• Work to do: Scan the lines below; pull out those with "size".

• Data:
=-=-=

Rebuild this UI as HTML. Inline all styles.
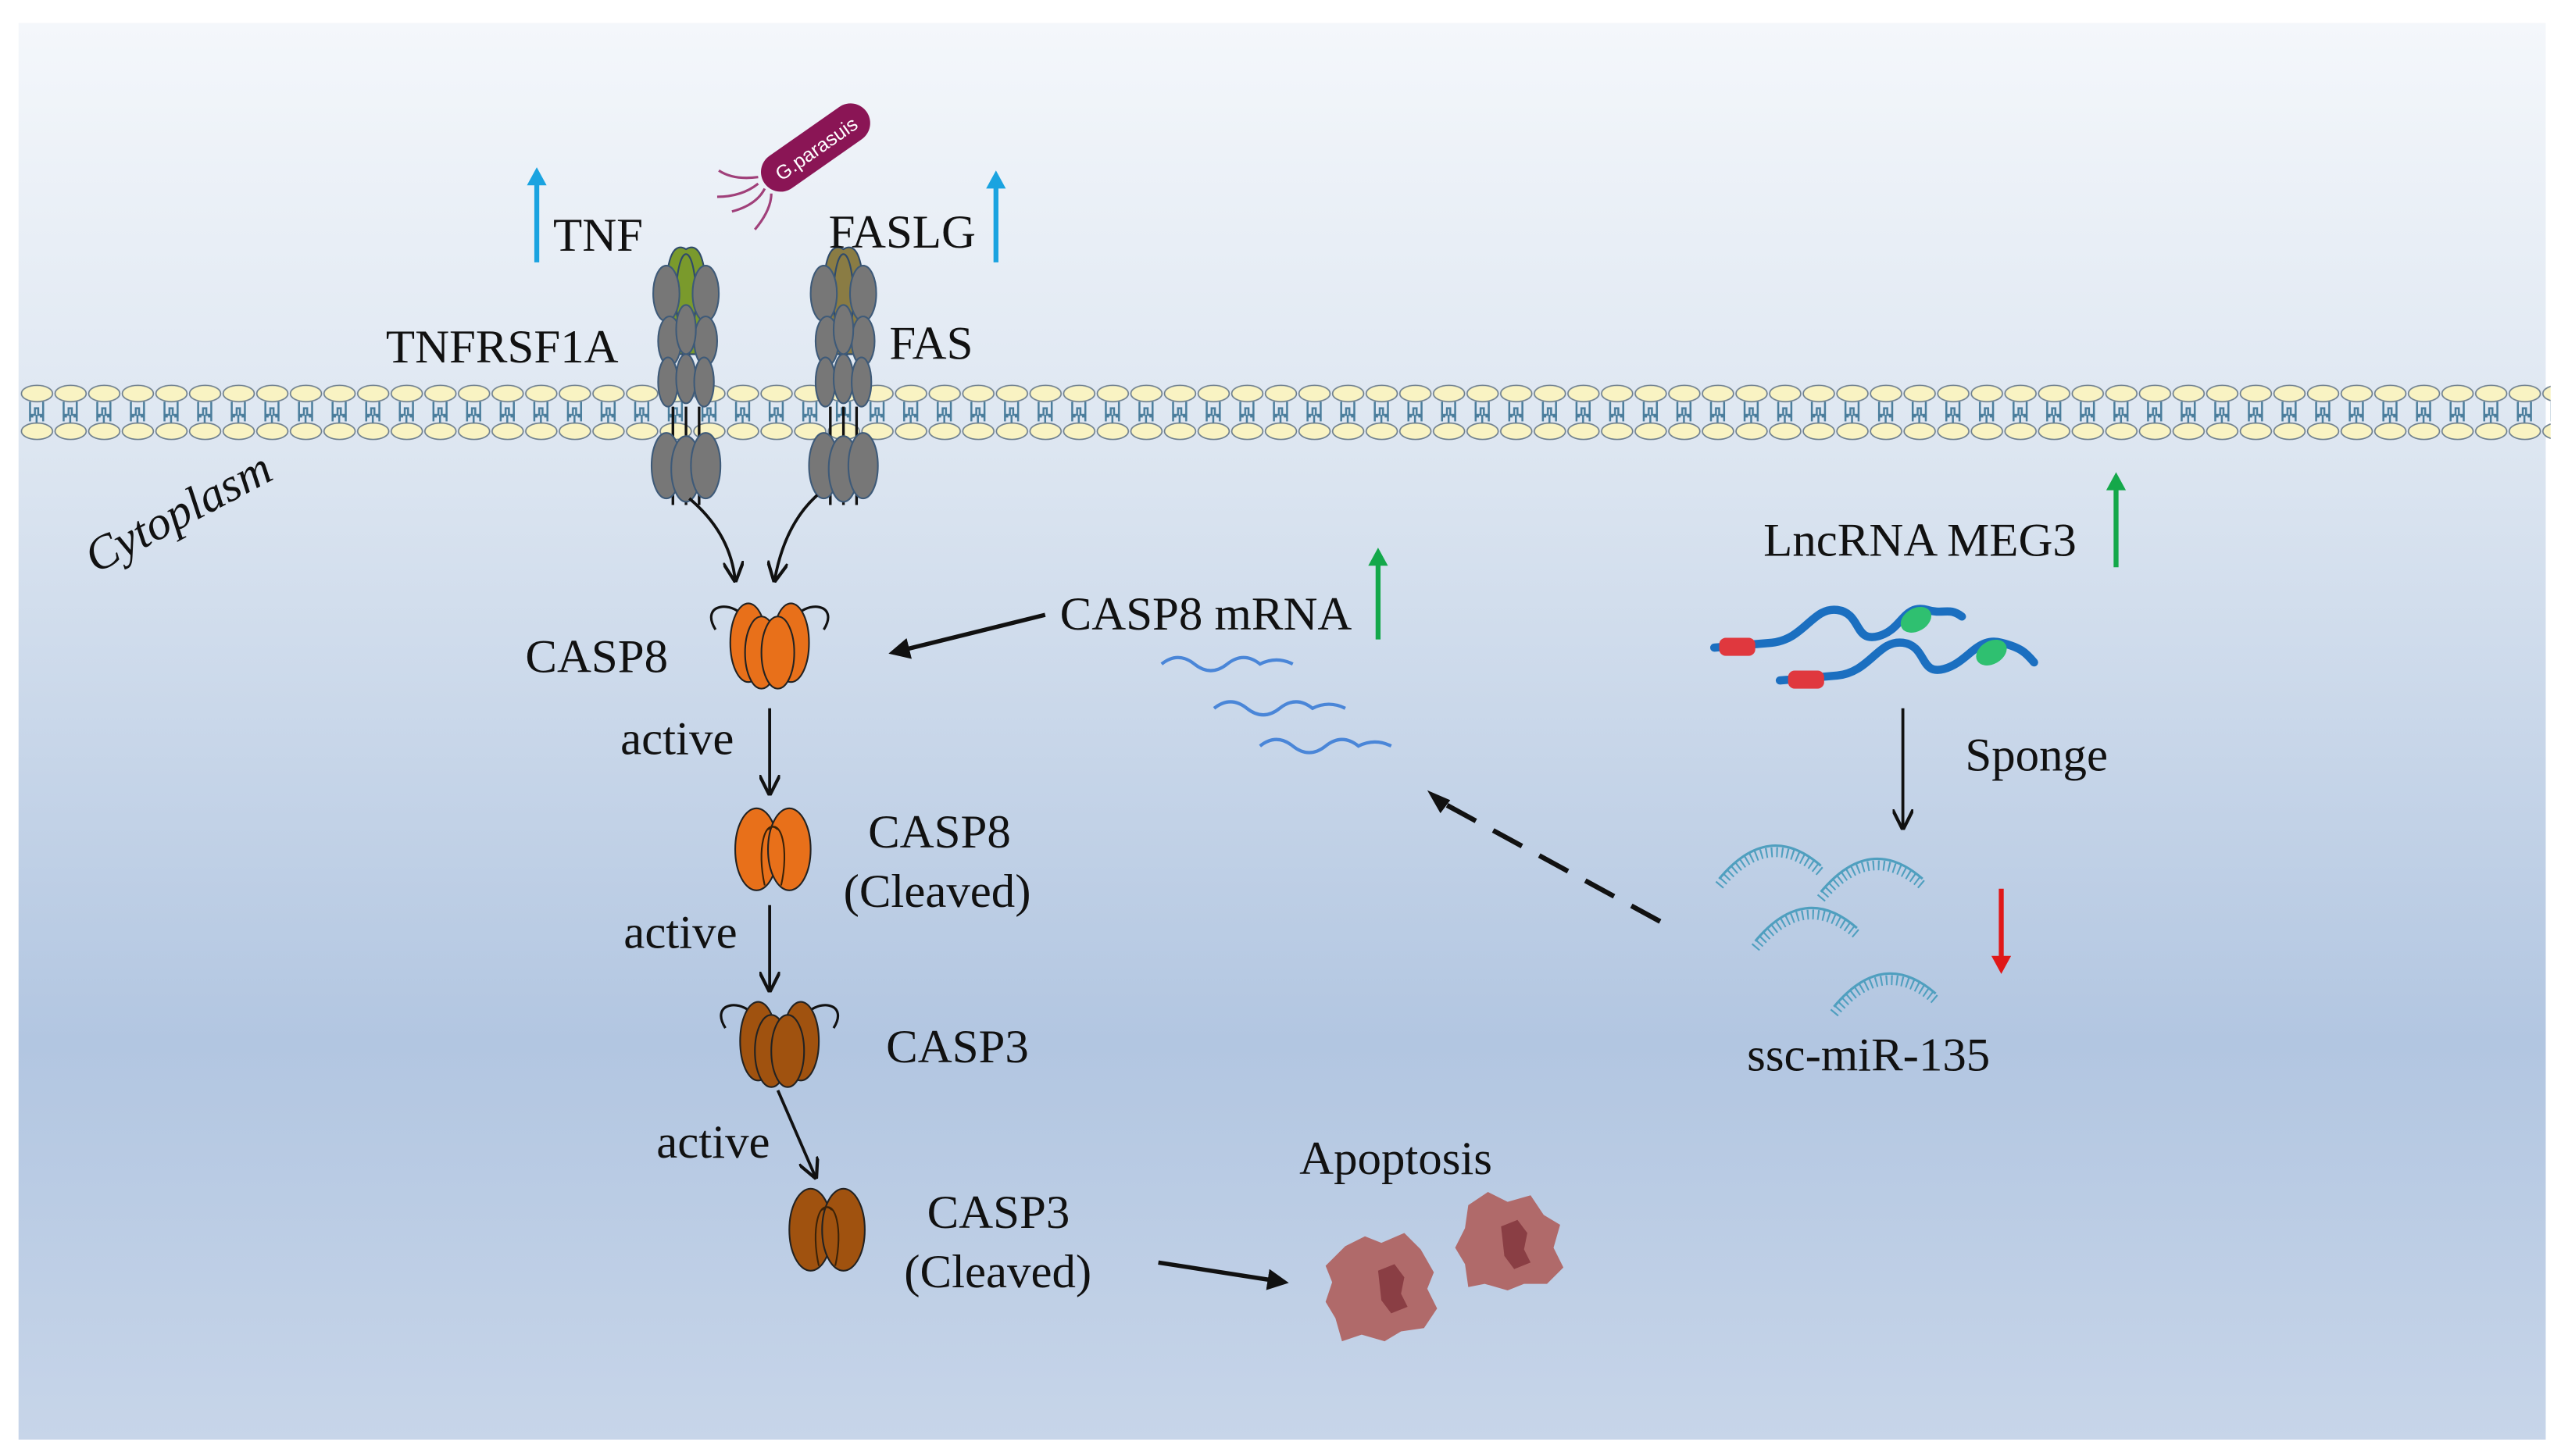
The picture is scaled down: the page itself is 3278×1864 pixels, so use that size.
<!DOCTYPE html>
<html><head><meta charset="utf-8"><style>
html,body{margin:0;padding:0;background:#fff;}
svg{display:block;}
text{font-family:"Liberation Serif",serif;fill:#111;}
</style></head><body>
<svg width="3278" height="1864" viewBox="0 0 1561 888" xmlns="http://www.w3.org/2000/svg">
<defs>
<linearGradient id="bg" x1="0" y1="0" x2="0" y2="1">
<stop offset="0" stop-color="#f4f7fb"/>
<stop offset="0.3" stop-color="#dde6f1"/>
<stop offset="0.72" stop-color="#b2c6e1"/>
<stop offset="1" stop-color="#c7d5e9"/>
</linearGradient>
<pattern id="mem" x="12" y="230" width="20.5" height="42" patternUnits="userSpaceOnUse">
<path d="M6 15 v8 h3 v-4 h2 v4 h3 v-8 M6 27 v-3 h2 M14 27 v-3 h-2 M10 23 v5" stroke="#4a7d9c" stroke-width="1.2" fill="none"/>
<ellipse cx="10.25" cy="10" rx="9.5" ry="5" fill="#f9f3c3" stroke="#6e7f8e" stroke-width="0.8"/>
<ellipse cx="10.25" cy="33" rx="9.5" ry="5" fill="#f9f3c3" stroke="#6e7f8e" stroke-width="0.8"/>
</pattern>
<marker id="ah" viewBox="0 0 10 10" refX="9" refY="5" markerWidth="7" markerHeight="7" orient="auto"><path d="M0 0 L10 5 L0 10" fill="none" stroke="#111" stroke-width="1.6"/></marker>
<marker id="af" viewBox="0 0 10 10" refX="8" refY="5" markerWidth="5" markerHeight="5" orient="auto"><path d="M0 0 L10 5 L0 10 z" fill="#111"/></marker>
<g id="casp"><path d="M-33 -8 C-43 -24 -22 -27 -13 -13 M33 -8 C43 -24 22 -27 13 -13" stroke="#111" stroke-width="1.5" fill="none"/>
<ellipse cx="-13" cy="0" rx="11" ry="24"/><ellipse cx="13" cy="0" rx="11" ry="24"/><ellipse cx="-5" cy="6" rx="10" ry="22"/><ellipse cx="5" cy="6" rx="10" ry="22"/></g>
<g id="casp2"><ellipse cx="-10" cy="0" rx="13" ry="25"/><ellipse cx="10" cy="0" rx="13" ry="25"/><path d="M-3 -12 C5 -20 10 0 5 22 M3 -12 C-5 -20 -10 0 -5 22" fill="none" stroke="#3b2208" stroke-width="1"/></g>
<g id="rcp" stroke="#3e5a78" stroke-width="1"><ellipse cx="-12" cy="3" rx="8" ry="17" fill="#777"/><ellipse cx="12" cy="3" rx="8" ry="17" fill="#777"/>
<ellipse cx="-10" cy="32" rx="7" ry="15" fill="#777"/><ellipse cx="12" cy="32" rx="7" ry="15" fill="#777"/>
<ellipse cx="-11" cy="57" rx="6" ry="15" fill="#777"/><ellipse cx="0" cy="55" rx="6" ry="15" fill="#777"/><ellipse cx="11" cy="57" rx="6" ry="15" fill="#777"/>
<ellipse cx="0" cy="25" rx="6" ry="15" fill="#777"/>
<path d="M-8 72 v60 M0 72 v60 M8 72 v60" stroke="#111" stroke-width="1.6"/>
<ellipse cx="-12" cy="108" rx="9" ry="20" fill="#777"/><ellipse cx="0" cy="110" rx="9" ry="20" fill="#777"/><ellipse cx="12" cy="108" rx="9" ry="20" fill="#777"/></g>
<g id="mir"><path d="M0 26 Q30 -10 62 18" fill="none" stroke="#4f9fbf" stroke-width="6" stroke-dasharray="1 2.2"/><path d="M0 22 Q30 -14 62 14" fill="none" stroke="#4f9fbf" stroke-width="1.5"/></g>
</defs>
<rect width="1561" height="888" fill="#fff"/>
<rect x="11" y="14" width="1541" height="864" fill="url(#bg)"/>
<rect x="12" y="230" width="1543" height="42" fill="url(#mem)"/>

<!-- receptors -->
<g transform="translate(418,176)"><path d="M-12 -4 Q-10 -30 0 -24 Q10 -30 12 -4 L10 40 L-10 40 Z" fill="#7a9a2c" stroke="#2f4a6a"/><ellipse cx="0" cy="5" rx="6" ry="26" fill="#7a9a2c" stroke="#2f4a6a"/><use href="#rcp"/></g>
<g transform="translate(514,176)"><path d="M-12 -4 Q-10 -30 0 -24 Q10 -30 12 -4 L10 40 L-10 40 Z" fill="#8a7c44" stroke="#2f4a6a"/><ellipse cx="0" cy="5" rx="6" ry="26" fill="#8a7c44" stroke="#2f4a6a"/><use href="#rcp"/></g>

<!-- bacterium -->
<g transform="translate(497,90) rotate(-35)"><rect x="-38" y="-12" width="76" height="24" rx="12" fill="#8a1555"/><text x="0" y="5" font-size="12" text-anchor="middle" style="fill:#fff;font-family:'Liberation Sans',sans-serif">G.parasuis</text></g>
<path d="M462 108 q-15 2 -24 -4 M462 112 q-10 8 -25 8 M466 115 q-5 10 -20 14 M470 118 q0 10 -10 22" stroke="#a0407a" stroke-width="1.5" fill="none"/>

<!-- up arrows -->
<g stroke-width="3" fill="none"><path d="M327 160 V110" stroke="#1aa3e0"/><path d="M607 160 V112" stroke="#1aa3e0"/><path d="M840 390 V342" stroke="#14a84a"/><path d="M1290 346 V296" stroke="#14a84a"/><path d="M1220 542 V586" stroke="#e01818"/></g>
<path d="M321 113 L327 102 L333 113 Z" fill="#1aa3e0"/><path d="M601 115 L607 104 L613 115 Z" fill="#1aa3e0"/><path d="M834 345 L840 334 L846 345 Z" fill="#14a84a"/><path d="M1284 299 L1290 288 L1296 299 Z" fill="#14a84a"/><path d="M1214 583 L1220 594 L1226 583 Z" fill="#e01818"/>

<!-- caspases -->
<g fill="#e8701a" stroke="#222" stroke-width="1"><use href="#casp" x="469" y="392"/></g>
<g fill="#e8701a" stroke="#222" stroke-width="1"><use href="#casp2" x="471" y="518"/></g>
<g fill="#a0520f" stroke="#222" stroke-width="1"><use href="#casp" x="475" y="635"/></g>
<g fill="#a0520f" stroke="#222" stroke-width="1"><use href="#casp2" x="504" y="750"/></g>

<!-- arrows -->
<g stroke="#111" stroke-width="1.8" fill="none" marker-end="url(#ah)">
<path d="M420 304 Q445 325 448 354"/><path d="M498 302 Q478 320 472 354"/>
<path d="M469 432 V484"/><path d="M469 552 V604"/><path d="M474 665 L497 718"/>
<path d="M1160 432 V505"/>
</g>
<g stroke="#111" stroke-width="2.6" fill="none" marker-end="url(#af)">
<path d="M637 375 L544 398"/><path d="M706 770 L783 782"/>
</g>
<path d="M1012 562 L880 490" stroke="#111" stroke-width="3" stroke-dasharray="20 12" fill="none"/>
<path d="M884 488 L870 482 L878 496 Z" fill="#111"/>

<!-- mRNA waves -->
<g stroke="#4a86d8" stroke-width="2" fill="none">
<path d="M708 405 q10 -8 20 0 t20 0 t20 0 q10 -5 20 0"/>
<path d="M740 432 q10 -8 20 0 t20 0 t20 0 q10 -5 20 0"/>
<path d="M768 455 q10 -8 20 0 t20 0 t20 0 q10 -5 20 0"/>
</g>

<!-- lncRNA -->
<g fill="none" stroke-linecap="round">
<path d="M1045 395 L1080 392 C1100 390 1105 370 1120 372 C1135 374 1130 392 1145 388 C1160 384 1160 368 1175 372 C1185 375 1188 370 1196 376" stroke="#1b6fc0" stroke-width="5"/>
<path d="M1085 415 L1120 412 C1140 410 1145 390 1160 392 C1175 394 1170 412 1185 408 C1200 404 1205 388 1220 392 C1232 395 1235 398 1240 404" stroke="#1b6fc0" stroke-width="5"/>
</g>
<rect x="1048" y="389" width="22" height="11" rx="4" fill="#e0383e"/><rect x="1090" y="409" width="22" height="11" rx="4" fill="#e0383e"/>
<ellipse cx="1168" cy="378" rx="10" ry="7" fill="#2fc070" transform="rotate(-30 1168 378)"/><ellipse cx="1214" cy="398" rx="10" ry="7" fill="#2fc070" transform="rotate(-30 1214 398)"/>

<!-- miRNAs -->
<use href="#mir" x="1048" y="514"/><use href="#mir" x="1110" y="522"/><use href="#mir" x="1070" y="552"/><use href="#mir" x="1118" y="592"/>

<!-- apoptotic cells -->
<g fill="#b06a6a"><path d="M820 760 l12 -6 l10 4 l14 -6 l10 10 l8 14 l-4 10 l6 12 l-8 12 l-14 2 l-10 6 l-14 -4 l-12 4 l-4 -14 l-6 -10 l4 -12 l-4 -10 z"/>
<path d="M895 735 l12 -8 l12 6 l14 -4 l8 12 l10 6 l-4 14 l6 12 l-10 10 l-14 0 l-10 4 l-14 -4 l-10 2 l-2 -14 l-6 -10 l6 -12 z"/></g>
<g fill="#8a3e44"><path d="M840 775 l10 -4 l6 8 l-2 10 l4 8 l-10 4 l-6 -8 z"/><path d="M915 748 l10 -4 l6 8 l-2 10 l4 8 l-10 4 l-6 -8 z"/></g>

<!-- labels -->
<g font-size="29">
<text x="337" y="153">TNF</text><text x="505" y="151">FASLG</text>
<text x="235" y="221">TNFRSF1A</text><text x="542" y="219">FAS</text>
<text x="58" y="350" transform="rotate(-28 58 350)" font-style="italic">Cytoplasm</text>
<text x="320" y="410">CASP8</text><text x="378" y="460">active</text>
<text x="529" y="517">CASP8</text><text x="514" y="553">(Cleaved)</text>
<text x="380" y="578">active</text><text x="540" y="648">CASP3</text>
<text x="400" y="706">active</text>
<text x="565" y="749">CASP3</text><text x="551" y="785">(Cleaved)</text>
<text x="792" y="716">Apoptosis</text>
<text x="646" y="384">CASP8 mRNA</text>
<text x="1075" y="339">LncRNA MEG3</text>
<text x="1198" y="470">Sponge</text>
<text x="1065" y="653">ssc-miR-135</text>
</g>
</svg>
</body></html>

=-=-=

• Expected answer:
The picture is scaled down: the page itself is 3278×1864 pixels, so use that size.
<g transform="translate(497,90) rotate(-35)"><rect x="-38" y="-12" width="76" height="24" rx="12" fill="#8a1555"/><text x="0" y="5" font-size="12" text-anchor="middle" style="fill:#fff;font-family:'Liberation Sans',sans-serif">G.parasuis</text></g>
<g font-size="29">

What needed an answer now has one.